If you have every used, or are thinking about using, a LiPo battery, you may have some questions about what all those numbers mean on the battery. I will explain what those numbers mean, and how they will relate to the specific gun you are using. They are not arbitrary numbers, and not getting the “correct” battery for your gun can actually hurt more than it helps. You do not want to arbitrarily pick a battery and throw it in your gun, and in the case of airsoft, more is not necessarily better.
The first obvious number on the battery will be the milliamp (mAh) rating. This is going to tell you the capacity of the battery, but also how many amps the battery can supply over a given period of time. I am going to use a Tenergy battery as an example for this article. This battery has a 1600mAh rating which means it will provide 1.6 amps of current, constantly for one hour; hence the milliamp hour rating. Obviously your gun will pull much more than 1.6 amps of current from the battery, which brings us to our next number the “C” rating.
LiPo batteries will always give you a C rating or discharge rating, in the form of one number or a number/number format. LiPo batteries are rated for Constant/Burst. Since there is only one C number on this battery, the number given will always refer to the “constant” C rating. In this case, the battery is a 20C battery, so the complete C rating is 20C Constant/40C Burst. The Burst rating will always be double the Constant rating. Why? When you have a sustained draw on a battery, you are loading the battery down, and the amount of energy supplied will diminish. When you pull the trigger on single fire, the motor is working less, so it does not need as much power from the battery.
Now that we have established the amps of the battery, and the discharge rating of the battery, we can now calculate how much the battery can actually supply to your airsoft gun. In this particular battery we have a 1.6 amp hour rating (1600 milliamp hour), and a discharge rating (C Rating) of 20. So simply: 20 x 1.6 = 32amps.
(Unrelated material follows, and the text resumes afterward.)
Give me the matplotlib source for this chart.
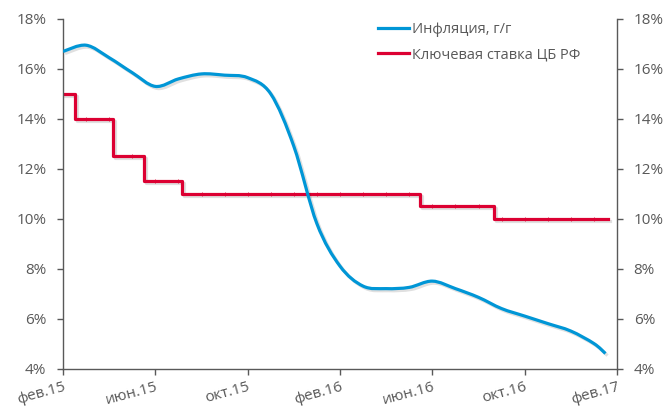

This does not mean that the gun will always be pulling 32 amps of current from the battery, but rather that is the max amps it can provide before it starts to drop voltage.
The voltage is not necessarily involved in this equation, but it is still important. Our battery above is an 11.1v battery. Let’s say we are using a battery that is rated at 15C with a mAh of 1000: 15 x 1 = 15amps. That is significantly less than that of our 1600mAh Tenergy battery. This means that when I fire my gun with that 1000mAh battery I may get 20 rounds per second, but if I switch to the 1600mAh battery I get 25 rounds per second. As the gun is cycling on full auto, it is pulling more than 15amps of power from the 1000mAh battery, so the voltage supplied to the motor will drop because the battery is trying to compensate for the lack of power. Batteries will supply whatever current the motor is drawing, but if you have a really “weak” battery you will have significant voltage drop, which will hinder your rounds per second. Additionally, the battery will be drained much faster because it is pulling more amps that the battery can theoretically supply. The harder the battery is working, the faster the capacity (mAh) will diminish.
If you watch videos of people testing their guns, they are using extremely large batteries, like a 4500mAh 40C battery, which equates to 180amps of current. Again, this does not mean that the motor will always be pulling 180amps of current, just that the motor will run at the absolute maximum. This is what leads to the really insane rates of fire. The more amps the battery can supply, the less the voltage of the battery will drop as you are sustaining fire.
One final thought, is that you can technically have too much battery for a gun. If you are running a bone stock gun and try to use a really high discharge battery, it would almost be too much for the motor. When I had my stock Echo1 MP5 and tried to use a 4500mAh 40C battery, I would get two shots when I pulled the trigger on single fire. This is referred to as “overspin”; and is caused by the fact that the battery is dumping too much current, causing the motor to cycle twice. After I upgraded the gun, it ran very smoothly with that battery, because the motor was working harder, and using up all the current from the battery.
Now that you know how to calculate the numbers on LiPo batteries, you can better understand how they will interact with your AEG’s motor. In most cases, a standard 1200mAh 20C battery will suffice if you are running a relatively stock gun. If you have an upgraded gun, and want to get the most out of your upgrades, it is best to get a battery with a higher mAh rating and C rating to boost its performance.